By Ifeoma Udu
Television often lingers on a woman staring at a pregnancy test, her plans suddenly rewritten. Across Nollywood and Korean dramas, pregnancy reshuffles priorities, reshapes ambitions, and tests relationships in ways audiences can’t look away from. These stories explore what women give, what they sacrifice, and how life asks them to renegotiate everything.
Career Interrupted: Positively Yours.
Jang Hee-won is fiercely focused on her career. She’s the youngest manager at a beer production company and dreams of studying in Germany to one day launch her own beer brand. Love and marriage are not on her agenda; her parents’ divorce and her mother’s repeated statement that she regrets having her add emotional complexity.
Then a one-night encounter with a chaebol heir leads to an unexpected pregnancy. Suddenly, Hee-won must confront what she never wanted and rethink what she truly needs.
What she gives: career plan, independence, certainty. What she gains: vulnerability, deeper connection, personal growth. The series shows that ambitions and personal fulfillment can coexist with motherhood but not without negotiation and compromise.
Parenthood by Circumstance: Our Universe.
In Our Universe, childcare arrives through circumstance: an orphaned infant is placed with two adults who barely know each other. Dreams are reshaped rather than destroyed. Emotional intimacy grows out of necessity rather than a neat romantic arc.
What they give: sleep, time, personal space. What they gain: connection, emotional growth, unconventional family.
Set against South Korea’s low birth rates, high parenting costs, and demanding work culture, the show highlights the tension between personal choice and societal expectation. It reassures audiences that parenting and personal growth can align even when structural support is limited.
Sisterhood, Sacrifice, and Collision: Roses and Ivy.
In Roses and Ivy, familial obligations collide with personal desire. Evelyn, the elder sister, is the family’s emotional anchor. Roselyn struggles to meet her mother-in-law’s demand for a child. When she cannot, she asks Evelyn to sleep with her husband to secure a pregnancy.
What Roselyn gives: control over relationships, ethical boundaries, trust. What Evelyn gives: loyalty, emotional labour, unreciprocated love. What they set out to gain: social approval, legitimacy, fulfillment tied to motherhood.
Roselyn’s need for a child isn’t just about love; it’s also about securing her position within her husband’s family, showing a gain that is economic and survival-based. The series Illustrates how societal pressure can warp bonds and turn family and sisterhood into negotiation tables. Sacrifice is framed as necessary, but the emotional cost is high.
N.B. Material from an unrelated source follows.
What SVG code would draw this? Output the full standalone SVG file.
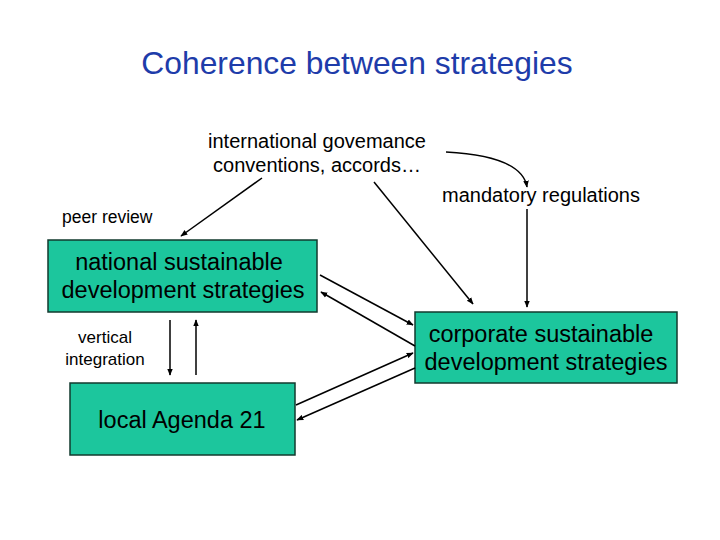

Across Screens and Cultures.
From Lagos to Seoul, women adjust first, absorb disruption, and balance personal ambitions with family expectations. Emotional labour is expected, autonomy is negotiable, and relationships are constantly tested. While TV shows often depict fulfilling outcomes, they rarely show the structural support that makes these transitions manageable.
Rethinking the Narrative.
These dramas celebrate growth, connection, and resilience but highlight the stakes women face when ambitions must take a backseat. What if career ambition and caregiving were equally valued? What if motherhood wasn’t the endpoint of growth but one of many life directions? Perhaps storytelling and society should show not just what women give but how much they can gain.